By creating an Innovation Director position, some law firm leaders may be relegating to this person (and delegating away from themselves) the hard choices, the difficult meetings, the unpleasant truths, and the angry confrontations that innovation efforts inevitably provoke. It’s reminiscent of the “bad banks” proposed to handle the unpayable debts that were crippling financial institutions at the height of the financial crisis: creating an artificial construct to hold all the unpleasant realities no one knows how to handle, in hopes they can be gotten past and eventually jettisoned while the system moves on as before.
Changing the way lawyers work and law firms operate can be excruciatingly difficult, and a great deal of that difficulty arises from interpersonal conflicts, especially among lawyers. It’s natural for a firm leader to wish to avoid this difficulty, but kicking the responsibility down the chain of command to a new position, often one staffed by an outsider new to the firm, simply won’t get it done.
I applaud any law firm that sets out to create a Chief Innovation Officer — but I also want to warn them against thinking they’ve found a panacea, that they can now let the C. Inn.
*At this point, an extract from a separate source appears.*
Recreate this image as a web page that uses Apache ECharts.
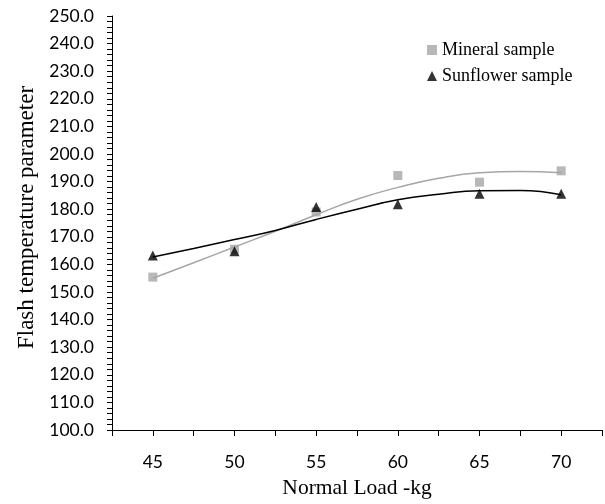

O. worry about all this stuff and report on his or her progress (or lack thereof) every quarter. Creating an innovation leadership position isn’t the end of the law firm innovation process; nor is it the beginning. It has to be part and parcel of a firm-wide, leader-commissioned, this-is-really-happening determination that the firm is going to change for the better, for its lawyers and its clients both. That’s the context within which innovation directors will do their finest and most effective work, and help bring about truly significant change within their firms.